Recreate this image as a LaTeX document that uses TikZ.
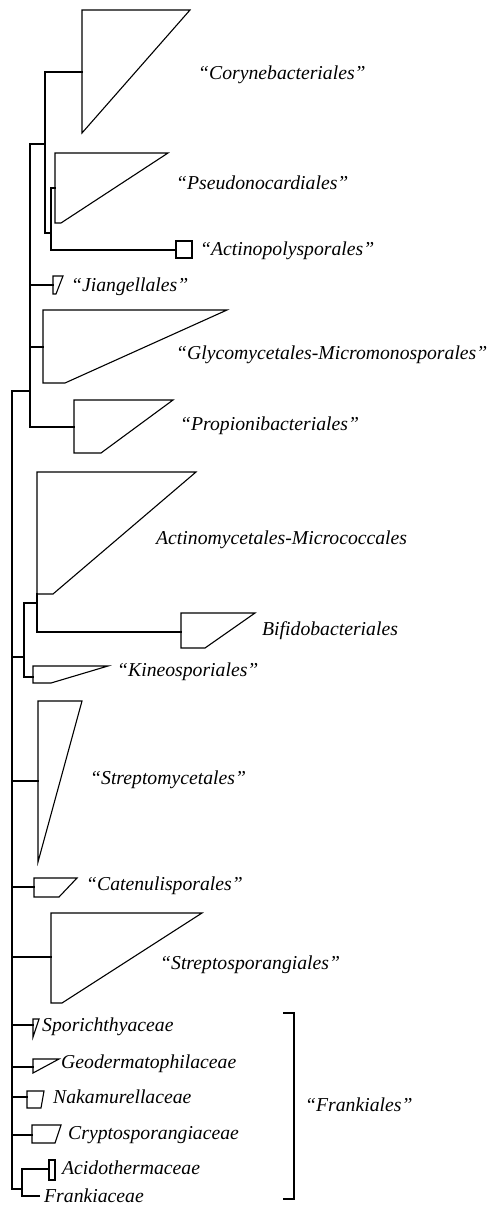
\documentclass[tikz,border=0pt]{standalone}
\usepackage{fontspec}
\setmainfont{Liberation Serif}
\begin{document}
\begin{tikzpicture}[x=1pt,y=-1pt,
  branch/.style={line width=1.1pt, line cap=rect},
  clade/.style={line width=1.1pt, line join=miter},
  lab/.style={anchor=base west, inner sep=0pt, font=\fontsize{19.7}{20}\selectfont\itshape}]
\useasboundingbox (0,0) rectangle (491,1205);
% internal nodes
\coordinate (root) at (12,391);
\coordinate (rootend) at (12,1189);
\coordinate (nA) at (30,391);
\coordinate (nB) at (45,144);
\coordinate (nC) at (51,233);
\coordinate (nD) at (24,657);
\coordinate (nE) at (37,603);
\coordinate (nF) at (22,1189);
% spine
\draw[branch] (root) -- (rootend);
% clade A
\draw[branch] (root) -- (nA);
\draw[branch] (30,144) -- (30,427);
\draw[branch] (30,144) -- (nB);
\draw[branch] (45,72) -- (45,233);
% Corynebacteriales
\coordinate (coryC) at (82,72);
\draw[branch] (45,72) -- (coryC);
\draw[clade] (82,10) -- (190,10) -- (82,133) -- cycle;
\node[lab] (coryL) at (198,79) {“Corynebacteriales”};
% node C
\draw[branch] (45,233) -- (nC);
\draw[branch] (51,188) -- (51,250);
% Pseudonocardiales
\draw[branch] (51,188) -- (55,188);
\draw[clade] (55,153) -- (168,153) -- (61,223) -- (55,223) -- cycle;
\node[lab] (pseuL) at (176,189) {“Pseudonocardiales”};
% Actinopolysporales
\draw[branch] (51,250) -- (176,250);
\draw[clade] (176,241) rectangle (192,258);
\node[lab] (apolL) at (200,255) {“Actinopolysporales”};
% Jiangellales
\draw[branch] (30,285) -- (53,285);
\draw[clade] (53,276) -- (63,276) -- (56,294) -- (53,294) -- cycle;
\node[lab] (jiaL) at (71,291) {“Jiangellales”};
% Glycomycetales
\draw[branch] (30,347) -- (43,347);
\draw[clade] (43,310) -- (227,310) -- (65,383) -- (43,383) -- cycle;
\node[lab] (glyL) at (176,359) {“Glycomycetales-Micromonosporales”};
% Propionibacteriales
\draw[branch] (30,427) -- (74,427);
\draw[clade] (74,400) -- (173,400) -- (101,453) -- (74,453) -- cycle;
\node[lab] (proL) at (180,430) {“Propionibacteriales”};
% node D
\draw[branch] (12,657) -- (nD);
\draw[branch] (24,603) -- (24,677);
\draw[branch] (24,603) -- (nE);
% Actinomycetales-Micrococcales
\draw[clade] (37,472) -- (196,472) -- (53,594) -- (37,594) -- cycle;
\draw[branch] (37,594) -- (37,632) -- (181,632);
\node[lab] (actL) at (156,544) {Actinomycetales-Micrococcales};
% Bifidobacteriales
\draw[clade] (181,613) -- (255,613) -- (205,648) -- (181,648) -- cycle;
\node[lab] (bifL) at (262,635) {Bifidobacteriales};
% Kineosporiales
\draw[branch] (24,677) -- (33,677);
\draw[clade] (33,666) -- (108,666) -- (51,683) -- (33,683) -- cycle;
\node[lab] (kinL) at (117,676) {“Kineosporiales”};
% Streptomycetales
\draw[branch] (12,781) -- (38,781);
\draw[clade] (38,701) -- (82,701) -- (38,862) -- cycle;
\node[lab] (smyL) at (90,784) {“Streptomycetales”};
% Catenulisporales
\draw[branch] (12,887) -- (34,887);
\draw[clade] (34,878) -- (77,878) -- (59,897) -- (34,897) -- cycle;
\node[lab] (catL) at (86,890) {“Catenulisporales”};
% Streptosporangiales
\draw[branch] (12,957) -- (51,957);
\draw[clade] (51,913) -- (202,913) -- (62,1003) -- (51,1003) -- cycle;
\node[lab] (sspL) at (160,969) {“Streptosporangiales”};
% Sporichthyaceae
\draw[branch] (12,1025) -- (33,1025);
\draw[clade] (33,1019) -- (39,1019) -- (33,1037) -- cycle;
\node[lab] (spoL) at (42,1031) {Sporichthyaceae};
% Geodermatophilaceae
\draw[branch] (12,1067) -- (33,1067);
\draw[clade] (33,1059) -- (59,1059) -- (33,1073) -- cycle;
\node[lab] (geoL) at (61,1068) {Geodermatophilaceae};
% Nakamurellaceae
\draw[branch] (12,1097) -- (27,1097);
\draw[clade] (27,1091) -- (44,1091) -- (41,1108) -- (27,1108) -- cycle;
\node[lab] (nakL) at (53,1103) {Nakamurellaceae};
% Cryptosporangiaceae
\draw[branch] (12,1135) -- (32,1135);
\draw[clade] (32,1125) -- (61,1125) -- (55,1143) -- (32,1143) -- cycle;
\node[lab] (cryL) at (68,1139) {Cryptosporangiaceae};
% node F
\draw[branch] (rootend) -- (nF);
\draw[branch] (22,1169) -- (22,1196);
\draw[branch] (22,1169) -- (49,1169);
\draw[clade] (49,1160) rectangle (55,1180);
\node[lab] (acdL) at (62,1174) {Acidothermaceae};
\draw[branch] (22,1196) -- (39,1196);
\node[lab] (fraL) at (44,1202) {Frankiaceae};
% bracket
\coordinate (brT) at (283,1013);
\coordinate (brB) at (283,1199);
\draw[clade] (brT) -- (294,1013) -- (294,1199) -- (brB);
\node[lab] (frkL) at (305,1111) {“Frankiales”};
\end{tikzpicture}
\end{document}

-*-

**What to produce**
Without the images, write out each line of the data verbatim.

**Finished task**
Recreate this image as a LaTeX document that uses TikZ.
\documentclass[tikz,border=0pt]{standalone}
\usepackage{fontspec}
\setmainfont{Liberation Serif}
\begin{document}
\begin{tikzpicture}[x=1pt,y=-1pt,
  branch/.style={line width=1.1pt, line cap=rect},
  clade/.style={line width=1.1pt, line join=miter},
  lab/.style={anchor=base west, inner sep=0pt, font=\fontsize{19.7}{20}\selectfont\itshape}]
\useasboundingbox (0,0) rectangle (491,1205);
% internal nodes
\coordinate (root) at (12,391);
\coordinate (rootend) at (12,1189);
\coordinate (nA) at (30,391);
\coordinate (nB) at (45,144);
\coordinate (nC) at (51,233);
\coordinate (nD) at (24,657);
\coordinate (nE) at (37,603);
\coordinate (nF) at (22,1189);
% spine
\draw[branch] (root) -- (rootend);
% clade A
\draw[branch] (root) -- (nA);
\draw[branch] (30,144) -- (30,427);
\draw[branch] (30,144) -- (nB);
\draw[branch] (45,72) -- (45,233);
% Corynebacteriales
\coordinate (coryC) at (82,72);
\draw[branch] (45,72) -- (coryC);
\draw[clade] (82,10) -- (190,10) -- (82,133) -- cycle;
\node[lab] (coryL) at (198,79) {“Corynebacteriales”};
% node C
\draw[branch] (45,233) -- (nC);
\draw[branch] (51,188) -- (51,250);
% Pseudonocardiales
\draw[branch] (51,188) -- (55,188);
\draw[clade] (55,153) -- (168,153) -- (61,223) -- (55,223) -- cycle;
\node[lab] (pseuL) at (176,189) {“Pseudonocardiales”};
% Actinopolysporales
\draw[branch] (51,250) -- (176,250);
\draw[clade] (176,241) rectangle (192,258);
\node[lab] (apolL) at (200,255) {“Actinopolysporales”};
% Jiangellales
\draw[branch] (30,285) -- (53,285);
\draw[clade] (53,276) -- (63,276) -- (56,294) -- (53,294) -- cycle;
\node[lab] (jiaL) at (71,291) {“Jiangellales”};
% Glycomycetales
\draw[branch] (30,347) -- (43,347);
\draw[clade] (43,310) -- (227,310) -- (65,383) -- (43,383) -- cycle;
\node[lab] (glyL) at (176,359) {“Glycomycetales-Micromonosporales”};
% Propionibacteriales
\draw[branch] (30,427) -- (74,427);
\draw[clade] (74,400) -- (173,400) -- (101,453) -- (74,453) -- cycle;
\node[lab] (proL) at (180,430) {“Propionibacteriales”};
% node D
\draw[branch] (12,657) -- (nD);
\draw[branch] (24,603) -- (24,677);
\draw[branch] (24,603) -- (nE);
% Actinomycetales-Micrococcales
\draw[clade] (37,472) -- (196,472) -- (53,594) -- (37,594) -- cycle;
\draw[branch] (37,594) -- (37,632) -- (181,632);
\node[lab] (actL) at (156,544) {Actinomycetales-Micrococcales};
% Bifidobacteriales
\draw[clade] (181,613) -- (255,613) -- (205,648) -- (181,648) -- cycle;
\node[lab] (bifL) at (262,635) {Bifidobacteriales};
% Kineosporiales
\draw[branch] (24,677) -- (33,677);
\draw[clade] (33,666) -- (108,666) -- (51,683) -- (33,683) -- cycle;
\node[lab] (kinL) at (117,676) {“Kineosporiales”};
% Streptomycetales
\draw[branch] (12,781) -- (38,781);
\draw[clade] (38,701) -- (82,701) -- (38,862) -- cycle;
\node[lab] (smyL) at (90,784) {“Streptomycetales”};
% Catenulisporales
\draw[branch] (12,887) -- (34,887);
\draw[clade] (34,878) -- (77,878) -- (59,897) -- (34,897) -- cycle;
\node[lab] (catL) at (86,890) {“Catenulisporales”};
% Streptosporangiales
\draw[branch] (12,957) -- (51,957);
\draw[clade] (51,913) -- (202,913) -- (62,1003) -- (51,1003) -- cycle;
\node[lab] (sspL) at (160,969) {“Streptosporangiales”};
% Sporichthyaceae
\draw[branch] (12,1025) -- (33,1025);
\draw[clade] (33,1019) -- (39,1019) -- (33,1037) -- cycle;
\node[lab] (spoL) at (42,1031) {Sporichthyaceae};
% Geodermatophilaceae
\draw[branch] (12,1067) -- (33,1067);
\draw[clade] (33,1059) -- (59,1059) -- (33,1073) -- cycle;
\node[lab] (geoL) at (61,1068) {Geodermatophilaceae};
% Nakamurellaceae
\draw[branch] (12,1097) -- (27,1097);
\draw[clade] (27,1091) -- (44,1091) -- (41,1108) -- (27,1108) -- cycle;
\node[lab] (nakL) at (53,1103) {Nakamurellaceae};
% Cryptosporangiaceae
\draw[branch] (12,1135) -- (32,1135);
\draw[clade] (32,1125) -- (61,1125) -- (55,1143) -- (32,1143) -- cycle;
\node[lab] (cryL) at (68,1139) {Cryptosporangiaceae};
% node F
\draw[branch] (rootend) -- (nF);
\draw[branch] (22,1169) -- (22,1196);
\draw[branch] (22,1169) -- (49,1169);
\draw[clade] (49,1160) rectangle (55,1180);
\node[lab] (acdL) at (62,1174) {Acidothermaceae};
\draw[branch] (22,1196) -- (39,1196);
\node[lab] (fraL) at (44,1202) {Frankiaceae};
% bracket
\coordinate (brT) at (283,1013);
\coordinate (brB) at (283,1199);
\draw[clade] (brT) -- (294,1013) -- (294,1199) -- (brB);
\node[lab] (frkL) at (305,1111) {“Frankiales”};
\end{tikzpicture}
\end{document}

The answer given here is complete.